▶ **Provided data**:
--

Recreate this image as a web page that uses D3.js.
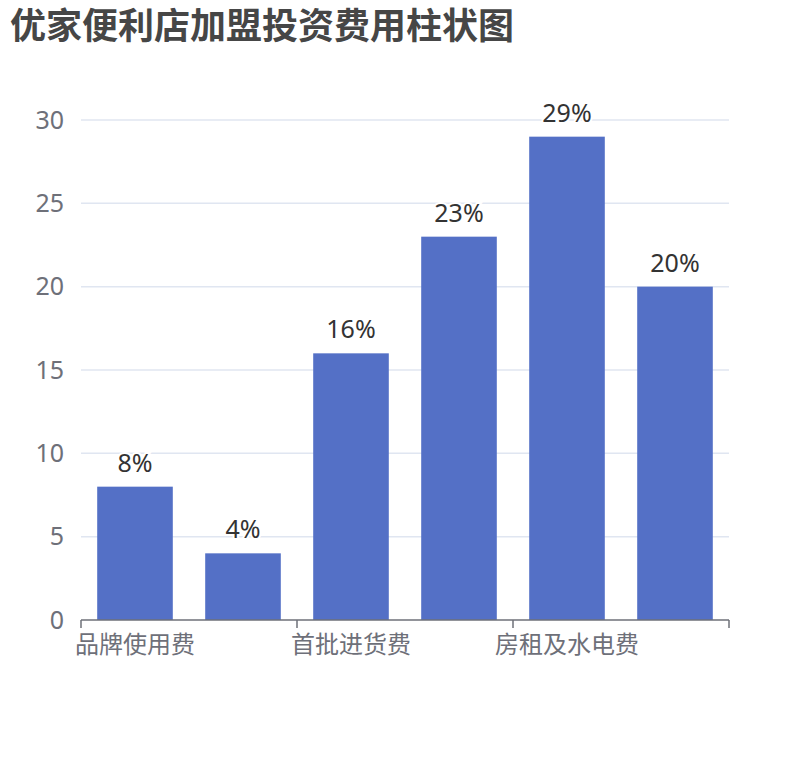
<!DOCTYPE html>
<html>
<head>
<meta charset="utf-8">
<script src="https://cdn.jsdelivr.net/npm/d3@7/dist/d3.min.js"></script>
<style>
  body { margin: 0; background: #fff; }
  text { font-family: "Noto Sans", "Noto Sans CJK SC", sans-serif; }
</style>
</head>
<body>
<div id="chart"></div>
<script>
// data
const categories = ['品牌使用费', '加盟保证金', '首批进货费', '装修费', '房租及水电费', '设备费'];
const values = [8, 4, 16, 23, 29, 20];
const yTicks = [0, 5, 10, 15, 20, 25, 30];
const titleText = '优家便利店加盟投资费用柱状图';

const dms = {
    width: 810,
    height: 760,
    margin: { top: 120, right: 81, bottom: 140, left: 81 }
};
dms.contentWidth = dms.width - dms.margin.left - dms.margin.right;
dms.contentHeight = dms.height - dms.margin.top - dms.margin.bottom;

const svg = d3.select('#chart').append('svg')
    .attr('width', dms.width)
    .attr('height', dms.height);

svg.append('text')
    .attr('x', 10)
    .attr('y', 39)
    .attr('font-size', 36)
    .attr('font-weight', 'bold')
    .attr('fill', '#464646')
    .text(titleText);

const content = svg.append('g')
    .attr('transform', `translate(${dms.margin.left},${dms.margin.top})`);

const x = d3.scaleBand()
    .domain(categories)
    .range([0, dms.contentWidth])
    .paddingInner(0.3)
    .paddingOuter(0.15);

const y = d3.scaleLinear()
    .domain([0, 30])
    .range([dms.contentHeight, 0]);

// grid
content.append('g')
    .selectAll('line')
    .data(yTicks.filter(d => d > 0))
    .join('line')
    .attr('x1', 0)
    .attr('x2', dms.contentWidth)
    .attr('y1', d => y(d))
    .attr('y2', d => y(d))
    .attr('stroke', '#e0e6f1')
    .attr('stroke-width', 1.5);

// y labels
const yAxis = content.append('g')
    .call(d3.axisLeft(y).tickValues(yTicks).tickSize(0).tickPadding(17));
yAxis.select('.domain').remove();
yAxis.selectAll('text')
    .attr('font-size', 25)
    .attr('fill', '#6e7079')
    .style('font-family', '"Noto Sans", sans-serif');

// bars
content.append('g')
    .selectAll('rect')
    .data(values)
    .join('rect')
    .attr('x', (d, i) => x(categories[i]))
    .attr('y', d => y(d))
    .attr('width', x.bandwidth())
    .attr('height', d => y(0) - y(d))
    .attr('fill', '#5470c6');

// value labels
content.append('g')
    .selectAll('text')
    .data(values)
    .join('text')
    .attr('x', (d, i) => x(categories[i]) + x.bandwidth() / 2)
    .attr('y', d => y(d) - 15)
    .attr('text-anchor', 'middle')
    .attr('font-size', 25)
    .attr('fill', '#333')
    .attr('stroke', '#fff')
    .attr('stroke-width', 4)
    .attr('paint-order', 'stroke')
    .text(d => d + '%');

// x axis
const step = dms.contentWidth / categories.length;
const xAxis = content.append('g')
    .attr('transform', `translate(0,${dms.contentHeight})`);
xAxis.append('line')
    .attr('x1', 0)
    .attr('x2', dms.contentWidth)
    .attr('stroke', '#6e7079')
    .attr('stroke-width', 1.5);
// ticks at every other category boundary, like the label interval
xAxis.selectAll('.tick')
    .data(d3.range(0, categories.length + 1, 2))
    .join('line')
    .attr('class', 'tick')
    .attr('x1', d => d * step)
    .attr('x2', d => d * step)
    .attr('y1', 0)
    .attr('y2', 8)
    .attr('stroke', '#6e7079')
    .attr('stroke-width', 1.5);
xAxis.selectAll('text')
    .data(categories.filter((d, i) => i % 2 === 0))
    .join('text')
    .attr('x', d => x(d) + x.bandwidth() / 2)
    .attr('y', 33)
    .attr('text-anchor', 'middle')
    .attr('font-size', 24)
    .attr('fill', '#6e7079')
    .style('font-family', '"Noto Sans CJK SC", sans-serif')
    .text(d => d);
</script>
</body>
</html>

--

▶ **Job**: Restate the data word for word from its first line through the line with "const titleText = '优家便利店加盟投资费用柱状图';", leaving out any picture along the way.

▶ **Task solution**:
Recreate this image as a web page that uses D3.js.
<!DOCTYPE html>
<html>
<head>
<meta charset="utf-8">
<script src="https://cdn.jsdelivr.net/npm/d3@7/dist/d3.min.js"></script>
<style>
  body { margin: 0; background: #fff; }
  text { font-family: "Noto Sans", "Noto Sans CJK SC", sans-serif; }
</style>
</head>
<body>
<div id="chart"></div>
<script>
// data
const categories = ['品牌使用费', '加盟保证金', '首批进货费', '装修费', '房租及水电费', '设备费'];
const values = [8, 4, 16, 23, 29, 20];
const yTicks = [0, 5, 10, 15, 20, 25, 30];
const titleText = '优家便利店加盟投资费用柱状图';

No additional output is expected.